Task data >>
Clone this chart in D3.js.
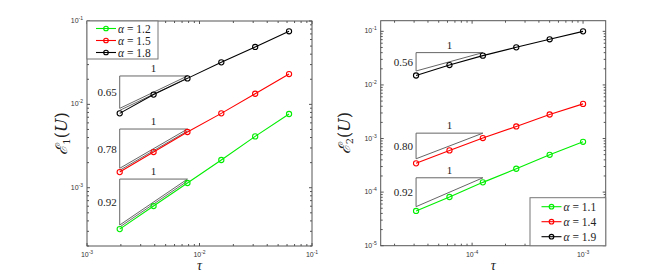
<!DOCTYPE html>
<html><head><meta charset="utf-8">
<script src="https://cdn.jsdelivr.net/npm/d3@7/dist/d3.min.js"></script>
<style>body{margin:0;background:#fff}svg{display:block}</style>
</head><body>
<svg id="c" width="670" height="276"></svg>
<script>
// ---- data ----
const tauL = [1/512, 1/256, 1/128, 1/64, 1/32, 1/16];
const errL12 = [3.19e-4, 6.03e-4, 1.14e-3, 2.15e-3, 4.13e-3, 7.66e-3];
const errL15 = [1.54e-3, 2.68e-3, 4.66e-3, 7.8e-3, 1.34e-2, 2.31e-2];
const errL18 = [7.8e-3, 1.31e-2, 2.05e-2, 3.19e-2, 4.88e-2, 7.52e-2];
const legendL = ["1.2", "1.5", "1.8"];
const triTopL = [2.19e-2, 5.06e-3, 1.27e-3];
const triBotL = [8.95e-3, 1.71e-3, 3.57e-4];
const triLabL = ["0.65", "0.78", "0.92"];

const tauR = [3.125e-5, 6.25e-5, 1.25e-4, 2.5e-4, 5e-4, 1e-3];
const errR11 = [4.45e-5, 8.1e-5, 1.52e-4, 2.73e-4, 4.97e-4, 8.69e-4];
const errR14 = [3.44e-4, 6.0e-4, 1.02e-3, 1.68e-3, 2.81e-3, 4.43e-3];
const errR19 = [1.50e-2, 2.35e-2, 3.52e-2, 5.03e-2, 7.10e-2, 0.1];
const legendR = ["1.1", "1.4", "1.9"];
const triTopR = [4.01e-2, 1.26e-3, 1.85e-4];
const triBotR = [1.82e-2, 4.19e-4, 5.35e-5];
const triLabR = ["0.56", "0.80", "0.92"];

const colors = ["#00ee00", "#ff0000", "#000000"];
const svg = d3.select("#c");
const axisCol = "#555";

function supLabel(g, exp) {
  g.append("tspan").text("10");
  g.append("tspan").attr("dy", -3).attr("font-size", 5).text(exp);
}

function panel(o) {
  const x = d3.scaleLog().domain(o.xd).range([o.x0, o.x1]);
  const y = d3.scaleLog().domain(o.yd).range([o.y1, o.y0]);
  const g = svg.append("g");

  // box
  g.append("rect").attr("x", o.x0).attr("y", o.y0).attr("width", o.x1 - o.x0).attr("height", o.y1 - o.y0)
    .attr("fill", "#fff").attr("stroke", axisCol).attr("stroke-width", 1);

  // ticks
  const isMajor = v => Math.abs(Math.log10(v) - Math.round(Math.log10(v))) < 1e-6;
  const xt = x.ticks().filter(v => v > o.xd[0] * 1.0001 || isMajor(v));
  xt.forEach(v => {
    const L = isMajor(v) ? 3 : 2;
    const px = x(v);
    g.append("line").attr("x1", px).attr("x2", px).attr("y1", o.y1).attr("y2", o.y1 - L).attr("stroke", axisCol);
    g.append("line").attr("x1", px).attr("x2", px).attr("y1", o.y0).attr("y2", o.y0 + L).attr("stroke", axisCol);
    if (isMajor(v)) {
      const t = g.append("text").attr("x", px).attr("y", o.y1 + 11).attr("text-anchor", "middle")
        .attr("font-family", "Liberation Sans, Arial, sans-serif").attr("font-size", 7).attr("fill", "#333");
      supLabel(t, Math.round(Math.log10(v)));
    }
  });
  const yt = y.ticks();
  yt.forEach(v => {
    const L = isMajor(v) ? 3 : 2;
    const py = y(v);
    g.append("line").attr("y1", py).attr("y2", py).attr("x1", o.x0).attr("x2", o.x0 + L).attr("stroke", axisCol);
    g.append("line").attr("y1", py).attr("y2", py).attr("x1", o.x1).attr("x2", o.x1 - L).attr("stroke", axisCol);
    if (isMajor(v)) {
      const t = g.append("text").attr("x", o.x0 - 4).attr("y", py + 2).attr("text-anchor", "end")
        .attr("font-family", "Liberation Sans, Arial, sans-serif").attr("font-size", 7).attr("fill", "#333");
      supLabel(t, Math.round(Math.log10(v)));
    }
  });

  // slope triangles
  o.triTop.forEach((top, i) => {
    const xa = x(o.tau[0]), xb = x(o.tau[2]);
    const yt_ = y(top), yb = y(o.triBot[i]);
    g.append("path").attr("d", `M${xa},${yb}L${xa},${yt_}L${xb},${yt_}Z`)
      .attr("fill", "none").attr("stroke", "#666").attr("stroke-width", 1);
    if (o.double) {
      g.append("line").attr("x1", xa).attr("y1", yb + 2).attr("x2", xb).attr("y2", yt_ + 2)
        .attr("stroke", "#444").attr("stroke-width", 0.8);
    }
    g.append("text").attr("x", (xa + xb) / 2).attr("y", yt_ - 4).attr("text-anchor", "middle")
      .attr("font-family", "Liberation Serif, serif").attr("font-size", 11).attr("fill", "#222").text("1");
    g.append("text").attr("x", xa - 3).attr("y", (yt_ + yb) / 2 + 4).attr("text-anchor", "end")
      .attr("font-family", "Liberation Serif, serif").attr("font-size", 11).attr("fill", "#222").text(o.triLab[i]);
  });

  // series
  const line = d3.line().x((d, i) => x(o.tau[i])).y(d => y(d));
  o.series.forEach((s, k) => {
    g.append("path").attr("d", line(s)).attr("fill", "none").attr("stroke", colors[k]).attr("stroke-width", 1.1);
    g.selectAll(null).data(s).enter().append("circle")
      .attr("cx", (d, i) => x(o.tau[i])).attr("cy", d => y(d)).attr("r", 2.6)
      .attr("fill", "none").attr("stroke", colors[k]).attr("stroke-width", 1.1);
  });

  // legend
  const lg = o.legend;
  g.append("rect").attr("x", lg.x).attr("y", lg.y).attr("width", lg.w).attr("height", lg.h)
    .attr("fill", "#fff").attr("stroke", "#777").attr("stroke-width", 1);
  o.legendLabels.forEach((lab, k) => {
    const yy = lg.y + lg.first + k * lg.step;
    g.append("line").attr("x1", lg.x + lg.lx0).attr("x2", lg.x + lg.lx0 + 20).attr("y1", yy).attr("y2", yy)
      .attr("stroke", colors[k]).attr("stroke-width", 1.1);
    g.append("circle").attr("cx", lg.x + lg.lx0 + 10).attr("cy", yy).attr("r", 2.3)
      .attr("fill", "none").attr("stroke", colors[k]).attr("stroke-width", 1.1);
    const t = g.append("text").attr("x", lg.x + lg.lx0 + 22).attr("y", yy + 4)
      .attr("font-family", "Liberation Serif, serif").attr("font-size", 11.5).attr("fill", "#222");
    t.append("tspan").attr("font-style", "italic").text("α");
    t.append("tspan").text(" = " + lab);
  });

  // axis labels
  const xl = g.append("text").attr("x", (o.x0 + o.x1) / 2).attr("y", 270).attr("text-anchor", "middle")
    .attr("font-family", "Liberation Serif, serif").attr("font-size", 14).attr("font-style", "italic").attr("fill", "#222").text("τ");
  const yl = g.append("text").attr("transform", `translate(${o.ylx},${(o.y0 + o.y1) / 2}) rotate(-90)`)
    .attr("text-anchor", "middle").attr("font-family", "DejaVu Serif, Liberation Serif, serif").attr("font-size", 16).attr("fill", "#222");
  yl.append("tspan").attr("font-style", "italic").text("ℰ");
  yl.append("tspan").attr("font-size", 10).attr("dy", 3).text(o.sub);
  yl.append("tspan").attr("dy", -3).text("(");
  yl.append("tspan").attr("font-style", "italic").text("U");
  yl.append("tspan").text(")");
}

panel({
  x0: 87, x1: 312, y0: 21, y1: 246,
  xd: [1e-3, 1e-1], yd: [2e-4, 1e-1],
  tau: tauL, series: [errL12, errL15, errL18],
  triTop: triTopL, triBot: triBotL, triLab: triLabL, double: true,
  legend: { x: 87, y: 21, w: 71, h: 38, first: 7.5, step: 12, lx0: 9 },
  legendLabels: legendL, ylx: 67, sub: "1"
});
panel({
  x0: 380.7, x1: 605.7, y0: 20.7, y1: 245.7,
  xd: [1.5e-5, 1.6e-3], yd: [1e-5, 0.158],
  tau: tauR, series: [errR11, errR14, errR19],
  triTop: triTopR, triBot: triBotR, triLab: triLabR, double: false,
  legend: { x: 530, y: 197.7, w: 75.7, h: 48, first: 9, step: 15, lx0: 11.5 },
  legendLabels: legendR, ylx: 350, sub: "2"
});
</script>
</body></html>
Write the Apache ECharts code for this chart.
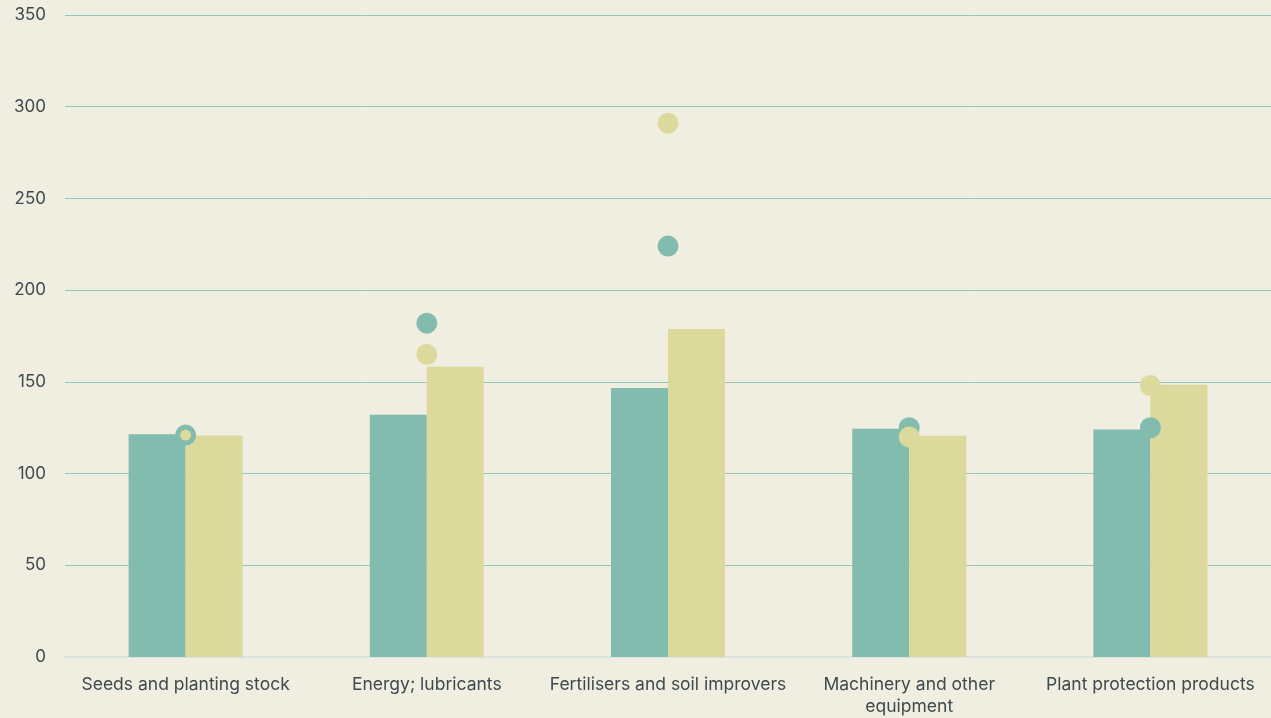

What is being asked >> From the records given above, copy all lines containing "chart".

Result of this task >>
Clone this chart in D3.js.
Write the Apache ECharts code for this chart.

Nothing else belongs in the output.